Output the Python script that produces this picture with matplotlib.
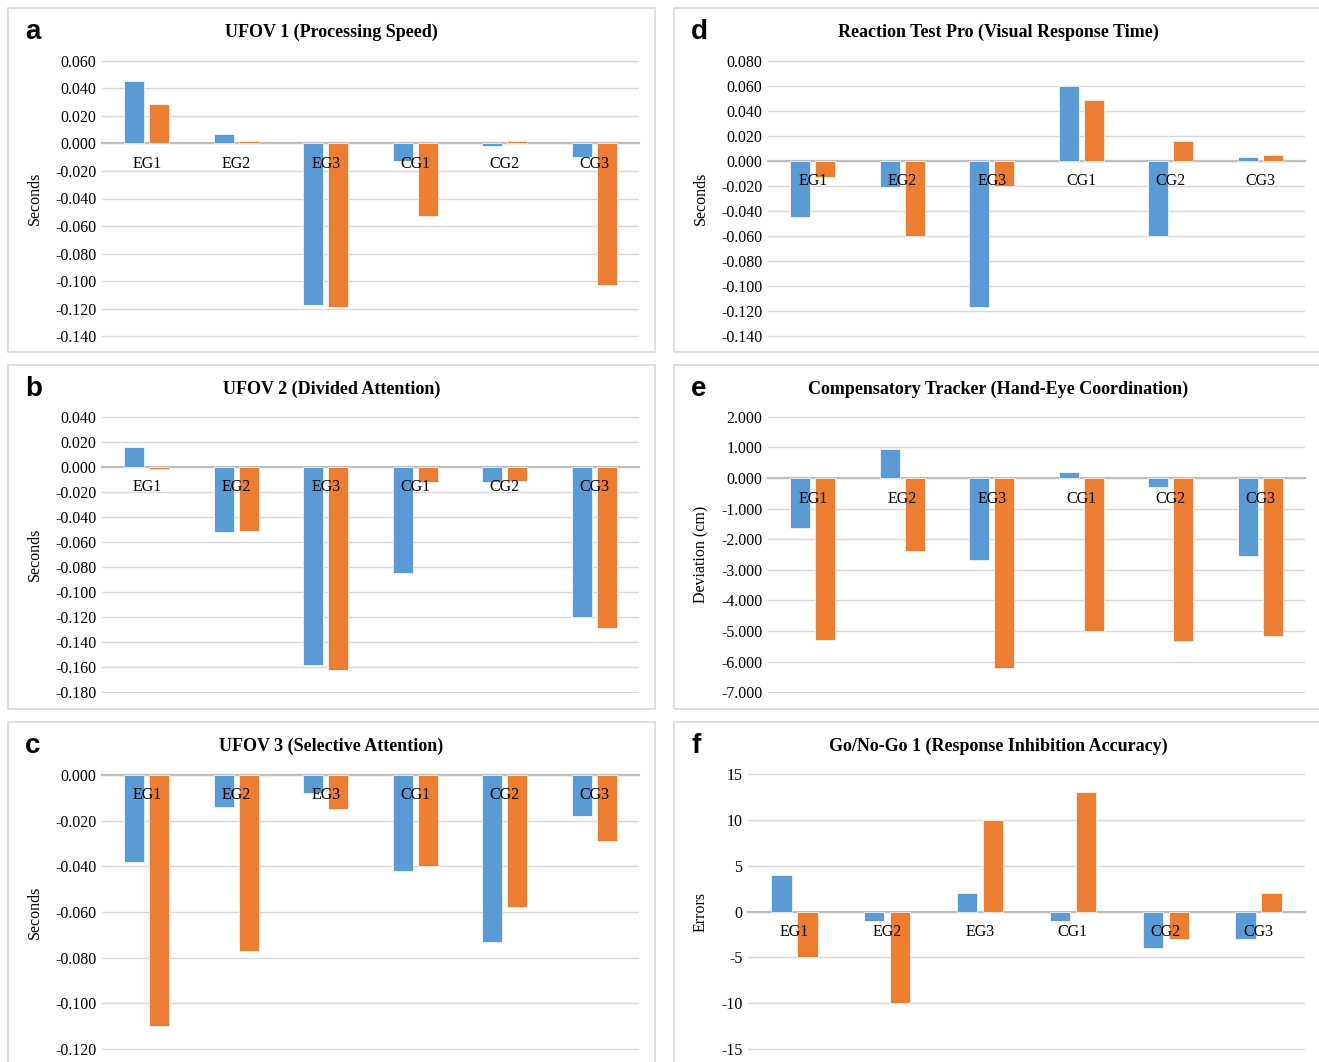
import matplotlib.pyplot as plt
import numpy as np
from matplotlib.patches import Rectangle
from matplotlib.ticker import FuncFormatter

W, H = 1319, 1062

categories = ["EG1", "EG2", "EG3", "CG1", "CG2", "CG3"]

# panel a - UFOV 1
ufov1_blue = [0.045, 0.007, -0.117, -0.013, -0.002, -0.010]
ufov1_orange = [0.029, 0.002, -0.119, -0.053, 0.002, -0.103]
# panel b - UFOV 2
ufov2_blue = [0.016, -0.052, -0.158, -0.085, -0.012, -0.120]
ufov2_orange = [-0.002, -0.051, -0.162, -0.012, -0.011, -0.129]
# panel c - UFOV 3
ufov3_blue = [-0.038, -0.014, -0.008, -0.042, -0.073, -0.018]
ufov3_orange = [-0.110, -0.077, -0.015, -0.040, -0.058, -0.029]
# panel d - reaction test
react_blue = [-0.045, -0.021, -0.117, 0.060, -0.060, 0.003]
react_orange = [-0.013, -0.060, -0.020, 0.049, 0.016, 0.005]
# panel e - compensatory tracker
track_blue = [-1.65, 0.95, -2.68, 0.20, -0.30, -2.55]
track_orange = [-5.30, -2.38, -6.20, -5.00, -5.33, -5.15]
# panel f - go/no-go
gonogo_blue = [4, -1, 2, -1, -4, -3]
gonogo_orange = [-5, -10, 10, 13, -3, 2]

BLUE = "#5B9BD5"
ORANGE = "#ED7D31"
SERIF = "Liberation Serif"

# letter, title, ylabel, blue, orange, (ymin, ymax, step), decimals,
# box (left, top, right, bottom), plot (left, top, right, bottom) in px
panels = [
    ("a", "UFOV 1 (Processing Speed)", "Seconds", ufov1_blue, ufov1_orange,
     (-0.14, 0.06, 0.02), 3, (8, 8, 655, 352), (102, 60, 639, 337)),
    ("b", "UFOV 2 (Divided Attention)", "Seconds", ufov2_blue, ufov2_orange,
     (-0.18, 0.04, 0.02), 3, (8, 365, 655, 709), (102, 416, 639, 693)),
    ("c", "UFOV 3 (Selective Attention)", "Seconds", ufov3_blue, ufov3_orange,
     (-0.12, 0.0, 0.02), 3, (8, 722, 655, 1080), (102, 774, 639, 1050)),
    ("d", "Reaction Test Pro (Visual Response Time)", "Seconds", react_blue, react_orange,
     (-0.14, 0.08, 0.02), 3, (674, 8, 1322, 352), (768, 60, 1305, 337)),
    ("e", "Compensatory Tracker (Hand-Eye Coordination)", "Deviation (cm)", track_blue, track_orange,
     (-7, 2, 1), 3, (674, 365, 1322, 709), (768, 416, 1305, 693)),
    ("f", "Go/No-Go 1 (Response Inhibition Accuracy)", "Errors", gonogo_blue, gonogo_orange,
     (-15, 15, 5), 0, (674, 722, 1322, 1080), (748, 773, 1305, 1050)),
]


def px_rect(l, t, r, b):
    return [l / W, 1 - b / H, (r - l) / W, (b - t) / H]


fig = plt.figure(figsize=(W / 100, H / 100), dpi=100)
x = np.arange(len(categories))

for letter, title, ylabel, blue, orange, (ymin, ymax, step), dec, box, plot in panels:
    bl, bt, br, bb = box
    fig.patches.append(Rectangle((bl / W, 1 - bb / H), (br - bl) / W, (bb - bt) / H,
                                 transform=fig.transFigure, fill=False,
                                 edgecolor="#d9d9d9", linewidth=1.2))
    ax = fig.add_axes(px_rect(*plot))
    ax.bar(x - 0.14, blue, 0.22, color=BLUE, edgecolor="white", linewidth=0.5, zorder=2)
    ax.bar(x + 0.14, orange, 0.22, color=ORANGE, edgecolor="white", linewidth=0.5, zorder=2)
    ax.set_xlim(-0.5, len(categories) - 0.5)
    ticks = np.round(np.arange(ymin, ymax + step / 2, step), 6)
    ax.set_yticks(ticks)
    pad = (ymax - ymin) * 0.003
    ax.set_ylim(ymin - pad, ymax + pad)
    ax.yaxis.set_major_formatter(FuncFormatter(lambda v, p, d=dec: f"{v:.{d}f}".replace("-0.000", "0.000")))
    ax.set_xticks(x)
    ax.set_xticklabels(categories)
    ax.grid(axis="y", color="#d9d9d9", linewidth=1)
    ax.set_axisbelow(True)
    ax.xaxis.set_zorder(5)
    for s in ["top", "right", "left"]:
        ax.spines[s].set_visible(False)
    ax.spines["bottom"].set_position(("data", 0))
    ax.spines["bottom"].set_color("#bfbfbf")
    ax.spines["bottom"].set_linewidth(1.6)
    ax.spines["bottom"].set_zorder(1.5)
    ax.tick_params(axis="both", length=0, labelsize=11.5)
    ax.tick_params(axis="x", pad=9)
    ax.tick_params(axis="y", pad=4)
    for lab in ax.get_xticklabels() + ax.get_yticklabels():
        lab.set_fontfamily(SERIF)

    cx = (bl + br) / 2
    fig.text(cx / W, 1 - (bt + 24) / H, title, ha="center", va="center",
             fontsize=13, fontweight="bold", family=SERIF)
    fig.text((bl + 17) / W, 1 - (bt + 24) / H, letter, ha="left", va="center",
             fontsize=20, fontweight="bold", family="Liberation Sans")
    fig.text((bl + 27) / W, 1 - ((plot[1] + plot[3]) / 2) / H, ylabel, rotation=90,
             ha="center", va="center", fontsize=11.5, family=SERIF)

fig.savefig("out.png", dpi=100)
|---|
To be done: Set down all the data again exactly as above, pictures excluded.

Answer:
Output the Python script that produces this picture with matplotlib.
import matplotlib.pyplot as plt
import numpy as np
from matplotlib.patches import Rectangle
from matplotlib.ticker import FuncFormatter

W, H = 1319, 1062

categories = ["EG1", "EG2", "EG3", "CG1", "CG2", "CG3"]

# panel a - UFOV 1
ufov1_blue = [0.045, 0.007, -0.117, -0.013, -0.002, -0.010]
ufov1_orange = [0.029, 0.002, -0.119, -0.053, 0.002, -0.103]
# panel b - UFOV 2
ufov2_blue = [0.016, -0.052, -0.158, -0.085, -0.012, -0.120]
ufov2_orange = [-0.002, -0.051, -0.162, -0.012, -0.011, -0.129]
# panel c - UFOV 3
ufov3_blue = [-0.038, -0.014, -0.008, -0.042, -0.073, -0.018]
ufov3_orange = [-0.110, -0.077, -0.015, -0.040, -0.058, -0.029]
# panel d - reaction test
react_blue = [-0.045, -0.021, -0.117, 0.060, -0.060, 0.003]
react_orange = [-0.013, -0.060, -0.020, 0.049, 0.016, 0.005]
# panel e - compensatory tracker
track_blue = [-1.65, 0.95, -2.68, 0.20, -0.30, -2.55]
track_orange = [-5.30, -2.38, -6.20, -5.00, -5.33, -5.15]
# panel f - go/no-go
gonogo_blue = [4, -1, 2, -1, -4, -3]
gonogo_orange = [-5, -10, 10, 13, -3, 2]

BLUE = "#5B9BD5"
ORANGE = "#ED7D31"
SERIF = "Liberation Serif"

# letter, title, ylabel, blue, orange, (ymin, ymax, step), decimals,
# box (left, top, right, bottom), plot (left, top, right, bottom) in px
panels = [
    ("a", "UFOV 1 (Processing Speed)", "Seconds", ufov1_blue, ufov1_orange,
     (-0.14, 0.06, 0.02), 3, (8, 8, 655, 352), (102, 60, 639, 337)),
    ("b", "UFOV 2 (Divided Attention)", "Seconds", ufov2_blue, ufov2_orange,
     (-0.18, 0.04, 0.02), 3, (8, 365, 655, 709), (102, 416, 639, 693)),
    ("c", "UFOV 3 (Selective Attention)", "Seconds", ufov3_blue, ufov3_orange,
     (-0.12, 0.0, 0.02), 3, (8, 722, 655, 1080), (102, 774, 639, 1050)),
    ("d", "Reaction Test Pro (Visual Response Time)", "Seconds", react_blue, react_orange,
     (-0.14, 0.08, 0.02), 3, (674, 8, 1322, 352), (768, 60, 1305, 337)),
    ("e", "Compensatory Tracker (Hand-Eye Coordination)", "Deviation (cm)", track_blue, track_orange,
     (-7, 2, 1), 3, (674, 365, 1322, 709), (768, 416, 1305, 693)),
    ("f", "Go/No-Go 1 (Response Inhibition Accuracy)", "Errors", gonogo_blue, gonogo_orange,
     (-15, 15, 5), 0, (674, 722, 1322, 1080), (748, 773, 1305, 1050)),
]


def px_rect(l, t, r, b):
    return [l / W, 1 - b / H, (r - l) / W, (b - t) / H]


fig = plt.figure(figsize=(W / 100, H / 100), dpi=100)
x = np.arange(len(categories))

for letter, title, ylabel, blue, orange, (ymin, ymax, step), dec, box, plot in panels:
    bl, bt, br, bb = box
    fig.patches.append(Rectangle((bl / W, 1 - bb / H), (br - bl) / W, (bb - bt) / H,
                                 transform=fig.transFigure, fill=False,
                                 edgecolor="#d9d9d9", linewidth=1.2))
    ax = fig.add_axes(px_rect(*plot))
    ax.bar(x - 0.14, blue, 0.22, color=BLUE, edgecolor="white", linewidth=0.5, zorder=2)
    ax.bar(x + 0.14, orange, 0.22, color=ORANGE, edgecolor="white", linewidth=0.5, zorder=2)
    ax.set_xlim(-0.5, len(categories) - 0.5)
    ticks = np.round(np.arange(ymin, ymax + step / 2, step), 6)
    ax.set_yticks(ticks)
    pad = (ymax - ymin) * 0.003
    ax.set_ylim(ymin - pad, ymax + pad)
    ax.yaxis.set_major_formatter(FuncFormatter(lambda v, p, d=dec: f"{v:.{d}f}".replace("-0.000", "0.000")))
    ax.set_xticks(x)
    ax.set_xticklabels(categories)
    ax.grid(axis="y", color="#d9d9d9", linewidth=1)
    ax.set_axisbelow(True)
    ax.xaxis.set_zorder(5)
    for s in ["top", "right", "left"]:
        ax.spines[s].set_visible(False)
    ax.spines["bottom"].set_position(("data", 0))
    ax.spines["bottom"].set_color("#bfbfbf")
    ax.spines["bottom"].set_linewidth(1.6)
    ax.spines["bottom"].set_zorder(1.5)
    ax.tick_params(axis="both", length=0, labelsize=11.5)
    ax.tick_params(axis="x", pad=9)
    ax.tick_params(axis="y", pad=4)
    for lab in ax.get_xticklabels() + ax.get_yticklabels():
        lab.set_fontfamily(SERIF)

    cx = (bl + br) / 2
    fig.text(cx / W, 1 - (bt + 24) / H, title, ha="center", va="center",
             fontsize=13, fontweight="bold", family=SERIF)
    fig.text((bl + 17) / W, 1 - (bt + 24) / H, letter, ha="left", va="center",
             fontsize=20, fontweight="bold", family="Liberation Sans")
    fig.text((bl + 27) / W, 1 - ((plot[1] + plot[3]) / 2) / H, ylabel, rotation=90,
             ha="center", va="center", fontsize=11.5, family=SERIF)

fig.savefig("out.png", dpi=100)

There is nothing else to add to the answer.